WASHINGTON - The story Nejmidin shared with Global Voices is that of countless Uyghur families. He was born in Kashgar, a predominantly Uyghur city in southern Xinjiang. His large family was prosperous and well-respected in the region. His grandfather, Raman Idris, was a businessman who specialized in chemical fertilizers and, and later, in property development. Nejmidin’s father, Mamutjan Raman, was also a wealthy businessman and owned an agricultural cooperative. Nejmidin family were observant Muslims who prayed five times a day and paid their yearly religious tax (zakat).

His grandfather made the pilgrimage to Mecca. Such practices had to be done quietly however, to avoid the ire of the Chinese authorities. Nejmidin remembers that in his school days, he and his fellow students were made to hold hands and pledge not to engage in religious ceremonies or practices, such as fasting and attending Friday prayers. Nonetheless, Uyghur families such as Nejmidin’s had some freedom to practice their faith quietly.

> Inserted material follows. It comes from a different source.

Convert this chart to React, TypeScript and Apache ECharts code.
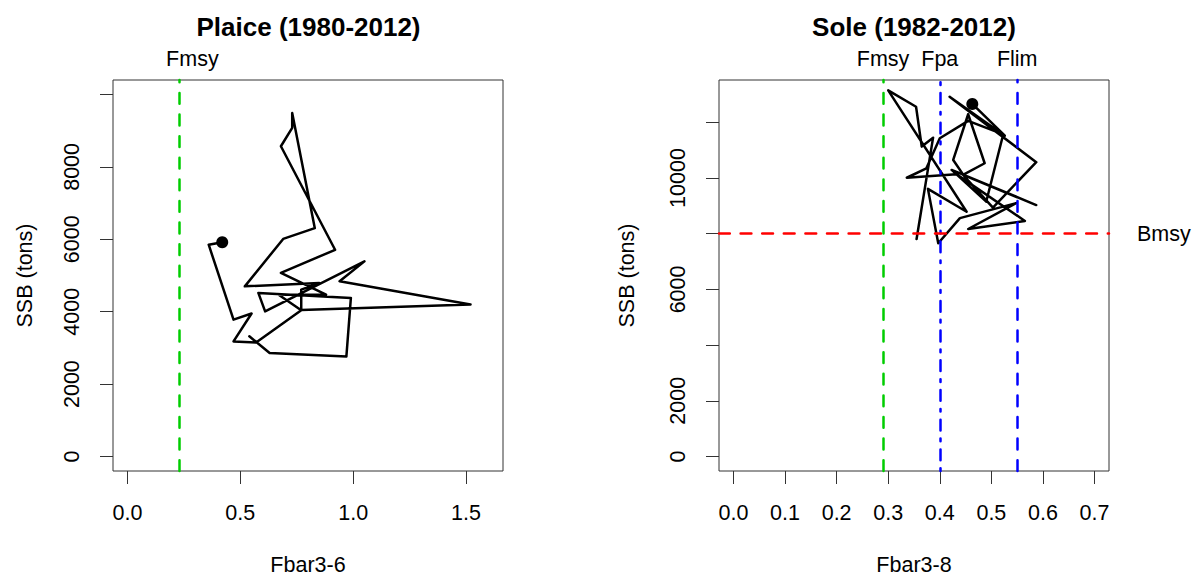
import React, { useEffect, useRef } from 'react';
import * as echarts from 'echarts';

// ---------- Data ----------
const PLAICE_F = [0.54, 0.63, 0.97, 0.99, 0.58, 0.61, 1.05, 0.94, 1.52, 0.77, 0.77, 0.85, 0.52, 0.69, 0.83, 0.73, 0.73, 0.68, 0.92, 0.68, 0.88, 0.67, 0.77, 0.57, 0.47, 0.55, 0.47, 0.36, 0.42];
const PLAICE_SSB = [3320, 2860, 2760, 4380, 4520, 4010, 5390, 4840, 4200, 4050, 4610, 4790, 4700, 6010, 6310, 9490, 9080, 8570, 5710, 5070, 4470, 4470, 4040, 3150, 3180, 3950, 3780, 5850, 5920];

const SOLE_F = [0.355, 0.387, 0.365, 0.354, 0.3, 0.452, 0.377, 0.397, 0.439, 0.548, 0.455, 0.565, 0.432, 0.336, 0.374, 0.4, 0.455, 0.523, 0.49, 0.423, 0.587, 0.445, 0.487, 0.455, 0.426, 0.448, 0.503, 0.587, 0.419, 0.526, 0.463];
const SOLE_SSB = [7810, 11450, 11130, 12560, 13150, 8790, 9610, 7660, 8560, 9100, 8170, 8460, 10140, 10010, 10350, 11430, 12050, 11570, 9150, 10290, 9030, 10110, 10530, 12290, 10650, 10050, 8940, 10570, 12920, 11520, 12660];

const PLAICE_X_TICKS = [0, 0.5, 1.0, 1.5];
const PLAICE_Y_TICKS = [0, 2000, 4000, 6000, 8000, 10000];
const PLAICE_Y_LABELS = [0, 2000, 4000, 6000, 8000];
const PLAICE_X_RANGE = [-0.064, 1.664];
const PLAICE_Y_RANGE = [-400, 10400];

const SOLE_X_TICKS = [0, 0.1, 0.2, 0.3, 0.4, 0.5, 0.6, 0.7];
const SOLE_Y_TICKS = [0, 2000, 4000, 6000, 8000, 10000, 12000];
const SOLE_Y_LABELS = [0, 2000, 6000, 10000];
const SOLE_X_RANGE = [-0.028, 0.728];
const SOLE_Y_RANGE = [-520, 13520];

const PLAICE_FMSY = 0.23;
const SOLE_FMSY = 0.29;
const SOLE_FPA = 0.4;
const SOLE_FLIM = 0.55;
const SOLE_BMSY = 8000;

// ---------- Styles ----------
const FONT = '"Liberation Sans", Arial, Helvetica, sans-serif';
const FS = 21.5;
const GREEN = '#00CD00';
const BLUE = '#0000FF';
const RED = '#FF0000';
const DASH = [10.8, 10.8];
const DOTDASH = [2.7, 8.1, 10.8, 8.1];

const zip = (xs: number[], ys: number[]) => xs.map((x, i) => [x, ys[i]]);

function xAxisCfg(gridIndex: number, range: number[], ticks: number[]) {
  return {
    type: 'value', gridIndex, min: range[0], max: range[1], position: 'bottom',
    axisLine: { show: false, onZero: false }, splitLine: { show: false },
    axisTick: { show: true, inside: false, length: 13, customValues: ticks, lineStyle: { color: '#333', width: 1 } },
    axisLabel: {
      show: true, customValues: ticks, margin: 31, fontSize: FS, color: '#000', fontFamily: FONT,
      formatter: (v: number) => v.toFixed(1),
    },
  };
}

function yAxisCfg(gridIndex: number, range: number[], ticks: number[], labels: number[]) {
  return {
    type: 'value', gridIndex, min: range[0], max: range[1], position: 'left',
    axisLine: { show: false, onZero: false }, splitLine: { show: false },
    axisTick: { show: true, inside: false, length: 13, customValues: ticks, lineStyle: { color: '#333', width: 1 } },
    axisLabel: {
      show: true, customValues: labels, rotate: 90, margin: 30, fontSize: FS, color: '#000', fontFamily: FONT,
      formatter: (v: number) => String(Math.round(v)),
    },
  };
}

function vLine(x: number, color: string, type: number[], name: string, padLeft = 0) {
  return {
    xAxis: x,
    lineStyle: { color, width: 2.5, type, cap: 'round' },
    label: {
      show: true, position: 'end', formatter: name, color: '#000', fontSize: FS, fontFamily: FONT,
      distance: 10, padding: [0, 0, 0, padLeft],
    },
  };
}

const trajStyle = { color: '#000', width: 2.5, join: 'round', cap: 'round' };

function buildOption() {
  const plaice = zip(PLAICE_F, PLAICE_SSB);
  const sole = zip(SOLE_F, SOLE_SSB);
  return {
    animation: false,
    backgroundColor: '#fff',
    grid: [
      { left: 113, top: 80, width: 390, height: 391, show: true, borderColor: '#333', borderWidth: 1, containLabel: false },
      { left: 719, top: 80, width: 390, height: 391, show: true, borderColor: '#333', borderWidth: 1, containLabel: false },
    ],
    xAxis: [xAxisCfg(0, PLAICE_X_RANGE, PLAICE_X_TICKS), xAxisCfg(1, SOLE_X_RANGE, SOLE_X_TICKS)],
    yAxis: [
      yAxisCfg(0, PLAICE_Y_RANGE, PLAICE_Y_TICKS, PLAICE_Y_LABELS),
      yAxisCfg(1, SOLE_Y_RANGE, SOLE_Y_TICKS, SOLE_Y_LABELS),
    ],
    series: [
      {
        type: 'line', xAxisIndex: 0, yAxisIndex: 0, data: plaice, showSymbol: false, symbol: 'none',
        lineStyle: trajStyle, silent: true,
        markLine: {
          silent: true, symbol: ['none', 'none'],
          data: [vLine(PLAICE_FMSY, GREEN, DASH, 'Fmsy', 26)],
        },
      },
      {
        type: 'scatter', xAxisIndex: 0, yAxisIndex: 0, data: [plaice[plaice.length - 1]],
        symbolSize: 12, itemStyle: { color: '#000', opacity: 1 }, silent: true,
      },
      {
        type: 'line', xAxisIndex: 1, yAxisIndex: 1, data: sole, showSymbol: false, symbol: 'none',
        lineStyle: trajStyle, silent: true,
        markLine: {
          silent: true, symbol: ['none', 'none'],
          data: [
            vLine(SOLE_FMSY, GREEN, DASH, 'Fmsy'),
            vLine(SOLE_FPA, BLUE, DOTDASH, 'Fpa'),
            vLine(SOLE_FLIM, BLUE, DASH, 'Flim'),
            {
              yAxis: SOLE_BMSY,
              lineStyle: { color: RED, width: 2.5, type: DASH, cap: 'round' },
              label: { show: true, position: 'end', formatter: 'Bmsy', color: '#000', fontSize: FS, fontFamily: FONT, distance: 28 },
            },
          ],
        },
      },
      {
        type: 'scatter', xAxisIndex: 1, yAxisIndex: 1, data: [sole[sole.length - 1]],
        symbolSize: 12, itemStyle: { color: '#000', opacity: 1 }, silent: true,
      },
    ],
    graphic: [
      { type: 'text', x: 308.5, y: 27, style: { text: 'Plaice (1980-2012)', font: `bold 26px ${FONT}`, fill: '#000', align: 'center', verticalAlign: 'middle' } },
      { type: 'text', x: 914, y: 27, style: { text: 'Sole (1982-2012)', font: `bold 26px ${FONT}`, fill: '#000', align: 'center', verticalAlign: 'middle' } },
      { type: 'text', x: 308, y: 565, style: { text: 'Fbar3-6', font: `${FS}px ${FONT}`, fill: '#000', align: 'center', verticalAlign: 'middle' } },
      { type: 'text', x: 914, y: 565, style: { text: 'Fbar3-8', font: `${FS}px ${FONT}`, fill: '#000', align: 'center', verticalAlign: 'middle' } },
      { type: 'text', x: 25, y: 275.5, rotation: Math.PI / 2, style: { text: 'SSB (tons)', font: `${FS}px ${FONT}`, fill: '#000', align: 'center', verticalAlign: 'middle' } },
      { type: 'text', x: 627, y: 275.5, rotation: Math.PI / 2, style: { text: 'SSB (tons)', font: `${FS}px ${FONT}`, fill: '#000', align: 'center', verticalAlign: 'middle' } },
    ],
  };
}

export default function App() {
  const ref = useRef<HTMLDivElement>(null);
  useEffect(() => {
    const chart = echarts.init(ref.current as HTMLDivElement, null, { renderer: 'svg' });
    chart.setOption(buildOption() as any);
    return () => chart.dispose();
  }, []);
  return (
    <div
      ref={ref}
      style={{ position: 'fixed', left: 0, top: 0, width: 1195, height: 576, background: '#fff' }}
    />
  );
}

This changed suddenly and dramatically in late 2015. Nejmidin, who was already living abroad, received a tearful phone call from his mother, telling him his father had been accused of a “political crime” and sentenced to a year in prison in Aksu, a city in the south of Xinjiang. His younger brother, accused of a similar crime, had been sentenced to six months in prison in Kashgar.

His mother begged Nejmidin never to call home again, for their safety, since having family abroad could result in intensified surveillance and interrogation. Such traumatic situations are widely shared within the Uyghur diaspora: despite experiencing deep angst about the fate of those left behind, exiles fear that any attempt to communicate with them could put them in danger.

At the same time, Uyghurs living abroad face the hardship of making a living in foreign lands and struggling for their own status, and sometimes safety, given the pressure the Chinese government exerts on countries hosting Uyghur asylum seekers. This has been Nejmidin’s experience. Unable to contact his family directly, he received information from people who maintained discreet contact with the region.

In 2018, he learned that his grandfather had been accused of religious extremism and was detained in June 2016, around the beginning of the holy month of Ramadan. According to a source from Kashgar his grandfather was rushed to hospital, shortly after detention, where he passed away. The source claimed that his grandfather had been severely beaten before his death. He was seventy years old.